### Task directions:
Below this line is a listing that includes pictures. Copy exactly, and only, the lines from the one containing "Write a component" through the one containing "const wavelengths = [0.485, 0.56, 0.66, 0.83, 1.65, 2.215];"; the pictures do not go in the copy.

-*-

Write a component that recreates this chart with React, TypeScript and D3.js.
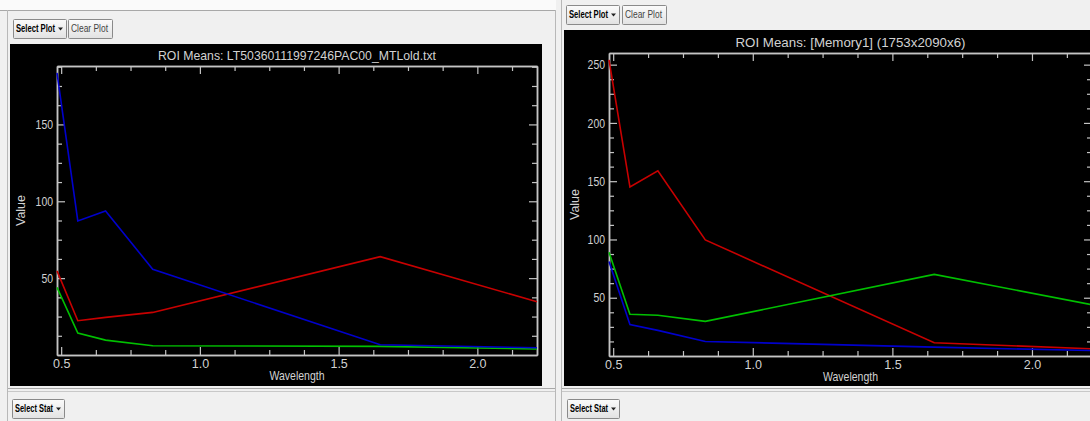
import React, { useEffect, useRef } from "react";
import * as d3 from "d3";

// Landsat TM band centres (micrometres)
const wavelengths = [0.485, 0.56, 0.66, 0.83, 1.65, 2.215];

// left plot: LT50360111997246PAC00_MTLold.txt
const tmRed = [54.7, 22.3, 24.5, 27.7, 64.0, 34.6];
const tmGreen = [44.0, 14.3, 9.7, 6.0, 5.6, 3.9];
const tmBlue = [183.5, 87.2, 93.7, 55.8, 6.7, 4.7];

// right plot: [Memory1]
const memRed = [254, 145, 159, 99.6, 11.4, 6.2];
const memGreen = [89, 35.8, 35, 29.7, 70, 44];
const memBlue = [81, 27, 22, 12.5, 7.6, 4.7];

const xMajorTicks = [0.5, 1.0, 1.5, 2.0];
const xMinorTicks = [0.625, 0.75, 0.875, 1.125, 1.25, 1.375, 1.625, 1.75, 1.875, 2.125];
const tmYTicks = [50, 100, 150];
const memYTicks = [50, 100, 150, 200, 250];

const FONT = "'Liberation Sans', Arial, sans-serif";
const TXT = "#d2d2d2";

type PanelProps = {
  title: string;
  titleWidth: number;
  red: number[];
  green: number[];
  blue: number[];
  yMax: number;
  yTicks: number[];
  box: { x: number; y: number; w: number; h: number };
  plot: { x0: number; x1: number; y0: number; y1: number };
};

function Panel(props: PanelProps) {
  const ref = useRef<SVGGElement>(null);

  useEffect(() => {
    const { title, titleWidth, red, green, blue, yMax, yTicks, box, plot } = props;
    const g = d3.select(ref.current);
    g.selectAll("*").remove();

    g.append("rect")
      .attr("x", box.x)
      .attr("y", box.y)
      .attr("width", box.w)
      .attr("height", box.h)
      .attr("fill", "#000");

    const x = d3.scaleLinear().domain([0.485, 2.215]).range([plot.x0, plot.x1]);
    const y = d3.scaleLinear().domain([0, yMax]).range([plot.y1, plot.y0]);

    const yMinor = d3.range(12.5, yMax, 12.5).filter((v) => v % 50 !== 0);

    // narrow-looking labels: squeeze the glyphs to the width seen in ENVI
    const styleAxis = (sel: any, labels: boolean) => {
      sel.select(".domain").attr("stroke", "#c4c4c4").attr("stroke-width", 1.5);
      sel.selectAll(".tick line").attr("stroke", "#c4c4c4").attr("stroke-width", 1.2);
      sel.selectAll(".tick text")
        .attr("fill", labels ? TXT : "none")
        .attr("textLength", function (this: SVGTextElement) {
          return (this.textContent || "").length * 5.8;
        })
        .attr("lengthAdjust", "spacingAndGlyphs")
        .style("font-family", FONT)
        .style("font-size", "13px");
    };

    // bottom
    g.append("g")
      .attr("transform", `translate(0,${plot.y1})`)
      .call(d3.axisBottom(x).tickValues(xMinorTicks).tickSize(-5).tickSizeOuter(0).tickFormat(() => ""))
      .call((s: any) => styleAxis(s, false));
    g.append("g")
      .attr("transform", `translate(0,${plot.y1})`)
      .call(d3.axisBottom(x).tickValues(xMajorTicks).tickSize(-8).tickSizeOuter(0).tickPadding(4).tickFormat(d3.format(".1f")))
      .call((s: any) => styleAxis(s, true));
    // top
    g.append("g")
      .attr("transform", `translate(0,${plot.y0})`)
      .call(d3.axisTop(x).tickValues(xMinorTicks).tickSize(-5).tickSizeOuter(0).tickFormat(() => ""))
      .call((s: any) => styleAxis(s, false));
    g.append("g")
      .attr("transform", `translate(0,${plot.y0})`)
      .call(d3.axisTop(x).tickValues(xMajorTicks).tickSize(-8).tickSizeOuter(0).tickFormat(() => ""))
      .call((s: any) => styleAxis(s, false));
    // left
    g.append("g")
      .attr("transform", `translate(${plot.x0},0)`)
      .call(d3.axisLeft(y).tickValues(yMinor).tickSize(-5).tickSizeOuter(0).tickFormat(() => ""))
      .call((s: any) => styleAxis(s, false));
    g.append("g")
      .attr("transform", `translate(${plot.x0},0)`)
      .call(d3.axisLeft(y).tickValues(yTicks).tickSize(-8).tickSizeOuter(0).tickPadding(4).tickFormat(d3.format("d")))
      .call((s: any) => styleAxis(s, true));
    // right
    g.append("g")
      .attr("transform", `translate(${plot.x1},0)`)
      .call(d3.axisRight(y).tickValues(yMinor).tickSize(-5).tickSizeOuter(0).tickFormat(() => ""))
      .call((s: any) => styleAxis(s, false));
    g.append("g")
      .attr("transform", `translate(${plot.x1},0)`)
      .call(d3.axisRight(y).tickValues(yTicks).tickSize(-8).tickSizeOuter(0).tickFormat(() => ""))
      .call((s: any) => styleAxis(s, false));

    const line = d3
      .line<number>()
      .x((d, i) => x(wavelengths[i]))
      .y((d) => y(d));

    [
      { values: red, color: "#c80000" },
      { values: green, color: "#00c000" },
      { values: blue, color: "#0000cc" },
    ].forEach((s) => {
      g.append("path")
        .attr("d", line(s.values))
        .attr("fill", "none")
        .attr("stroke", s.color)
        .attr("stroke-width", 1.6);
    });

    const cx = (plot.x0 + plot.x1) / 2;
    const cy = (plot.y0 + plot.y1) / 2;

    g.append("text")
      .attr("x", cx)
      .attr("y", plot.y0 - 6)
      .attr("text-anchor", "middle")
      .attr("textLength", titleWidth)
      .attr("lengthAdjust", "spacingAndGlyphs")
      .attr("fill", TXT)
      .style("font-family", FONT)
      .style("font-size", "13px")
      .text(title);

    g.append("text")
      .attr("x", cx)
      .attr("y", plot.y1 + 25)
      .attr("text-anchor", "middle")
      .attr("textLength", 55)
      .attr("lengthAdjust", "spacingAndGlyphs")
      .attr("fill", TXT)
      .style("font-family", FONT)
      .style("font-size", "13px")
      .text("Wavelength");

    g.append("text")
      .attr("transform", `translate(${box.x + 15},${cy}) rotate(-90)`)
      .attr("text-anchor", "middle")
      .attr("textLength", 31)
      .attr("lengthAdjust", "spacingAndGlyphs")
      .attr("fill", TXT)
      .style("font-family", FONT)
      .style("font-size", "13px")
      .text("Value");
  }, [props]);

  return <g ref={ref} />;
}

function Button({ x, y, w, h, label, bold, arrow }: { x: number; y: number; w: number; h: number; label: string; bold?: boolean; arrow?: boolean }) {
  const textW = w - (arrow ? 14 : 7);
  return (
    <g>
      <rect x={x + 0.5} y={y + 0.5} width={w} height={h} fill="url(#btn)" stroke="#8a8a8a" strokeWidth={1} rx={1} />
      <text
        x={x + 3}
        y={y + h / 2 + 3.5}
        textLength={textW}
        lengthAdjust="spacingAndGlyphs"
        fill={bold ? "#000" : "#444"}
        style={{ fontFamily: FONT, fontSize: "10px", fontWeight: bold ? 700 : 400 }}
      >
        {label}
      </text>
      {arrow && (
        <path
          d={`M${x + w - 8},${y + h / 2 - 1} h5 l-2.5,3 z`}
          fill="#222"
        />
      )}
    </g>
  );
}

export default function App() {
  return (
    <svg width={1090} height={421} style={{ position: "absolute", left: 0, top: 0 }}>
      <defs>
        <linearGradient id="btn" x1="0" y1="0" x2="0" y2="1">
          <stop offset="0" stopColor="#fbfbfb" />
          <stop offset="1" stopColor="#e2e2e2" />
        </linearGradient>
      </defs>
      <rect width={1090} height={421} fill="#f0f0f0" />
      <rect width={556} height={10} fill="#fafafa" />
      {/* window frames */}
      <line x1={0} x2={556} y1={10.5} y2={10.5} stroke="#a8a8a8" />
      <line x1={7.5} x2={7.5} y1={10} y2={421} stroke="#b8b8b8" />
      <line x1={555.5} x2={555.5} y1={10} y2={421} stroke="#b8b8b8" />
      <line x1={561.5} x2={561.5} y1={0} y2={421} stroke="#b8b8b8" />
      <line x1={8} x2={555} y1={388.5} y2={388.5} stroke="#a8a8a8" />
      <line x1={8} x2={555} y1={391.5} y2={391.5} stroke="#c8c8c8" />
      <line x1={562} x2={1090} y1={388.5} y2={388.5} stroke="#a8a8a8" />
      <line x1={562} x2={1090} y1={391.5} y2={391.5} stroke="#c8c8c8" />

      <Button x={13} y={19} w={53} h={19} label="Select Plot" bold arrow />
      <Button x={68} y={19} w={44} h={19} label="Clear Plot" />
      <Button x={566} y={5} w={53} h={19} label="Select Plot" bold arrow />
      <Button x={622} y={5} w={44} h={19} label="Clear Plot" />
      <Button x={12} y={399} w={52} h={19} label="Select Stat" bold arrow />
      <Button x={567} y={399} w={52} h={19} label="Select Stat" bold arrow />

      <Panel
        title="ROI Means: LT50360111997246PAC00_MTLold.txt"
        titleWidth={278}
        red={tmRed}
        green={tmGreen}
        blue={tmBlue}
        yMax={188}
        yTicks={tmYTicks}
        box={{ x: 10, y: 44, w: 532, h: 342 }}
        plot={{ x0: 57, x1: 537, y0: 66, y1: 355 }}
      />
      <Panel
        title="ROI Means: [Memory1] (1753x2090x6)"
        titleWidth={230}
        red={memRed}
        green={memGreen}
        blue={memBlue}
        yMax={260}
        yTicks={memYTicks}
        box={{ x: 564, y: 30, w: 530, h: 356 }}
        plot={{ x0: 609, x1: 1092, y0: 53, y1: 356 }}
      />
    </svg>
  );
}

-*-

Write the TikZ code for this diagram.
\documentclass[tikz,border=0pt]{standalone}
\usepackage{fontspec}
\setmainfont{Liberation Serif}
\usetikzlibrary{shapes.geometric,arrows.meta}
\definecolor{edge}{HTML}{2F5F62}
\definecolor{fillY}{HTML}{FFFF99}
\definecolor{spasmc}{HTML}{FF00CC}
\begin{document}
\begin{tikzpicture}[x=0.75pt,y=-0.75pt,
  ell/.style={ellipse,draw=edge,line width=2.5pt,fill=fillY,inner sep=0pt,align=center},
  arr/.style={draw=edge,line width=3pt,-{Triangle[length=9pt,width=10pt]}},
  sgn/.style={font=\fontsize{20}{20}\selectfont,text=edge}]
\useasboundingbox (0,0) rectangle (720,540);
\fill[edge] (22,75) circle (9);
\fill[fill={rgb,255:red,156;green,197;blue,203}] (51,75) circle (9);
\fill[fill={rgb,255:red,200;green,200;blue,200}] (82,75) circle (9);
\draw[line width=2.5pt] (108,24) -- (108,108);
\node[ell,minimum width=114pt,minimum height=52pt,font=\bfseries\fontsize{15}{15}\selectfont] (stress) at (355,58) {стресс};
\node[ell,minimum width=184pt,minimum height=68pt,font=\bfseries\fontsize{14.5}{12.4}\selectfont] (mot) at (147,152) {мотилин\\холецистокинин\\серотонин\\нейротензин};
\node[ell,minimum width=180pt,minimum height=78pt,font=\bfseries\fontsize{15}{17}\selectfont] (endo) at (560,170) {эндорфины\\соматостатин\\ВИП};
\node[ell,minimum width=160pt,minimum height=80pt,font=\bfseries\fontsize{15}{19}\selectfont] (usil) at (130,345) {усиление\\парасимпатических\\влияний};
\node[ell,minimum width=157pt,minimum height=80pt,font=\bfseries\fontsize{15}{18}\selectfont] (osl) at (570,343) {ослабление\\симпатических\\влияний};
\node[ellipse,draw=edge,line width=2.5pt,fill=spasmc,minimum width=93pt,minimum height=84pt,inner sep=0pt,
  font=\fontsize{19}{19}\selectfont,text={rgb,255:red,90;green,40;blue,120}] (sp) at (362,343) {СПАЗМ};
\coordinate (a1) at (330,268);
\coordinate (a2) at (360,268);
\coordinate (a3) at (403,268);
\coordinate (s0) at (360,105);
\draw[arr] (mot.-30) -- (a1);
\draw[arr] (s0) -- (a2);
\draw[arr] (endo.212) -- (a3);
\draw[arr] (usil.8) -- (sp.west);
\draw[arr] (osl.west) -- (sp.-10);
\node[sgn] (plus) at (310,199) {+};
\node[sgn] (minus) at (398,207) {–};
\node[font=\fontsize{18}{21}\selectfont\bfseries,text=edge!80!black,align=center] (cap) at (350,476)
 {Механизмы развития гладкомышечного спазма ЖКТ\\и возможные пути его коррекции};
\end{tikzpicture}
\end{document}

-*-

### Solution:
Write a component that recreates this chart with React, TypeScript and D3.js.
import React, { useEffect, useRef } from "react";
import * as d3 from "d3";

// Landsat TM band centres (micrometres)
const wavelengths = [0.485, 0.56, 0.66, 0.83, 1.65, 2.215];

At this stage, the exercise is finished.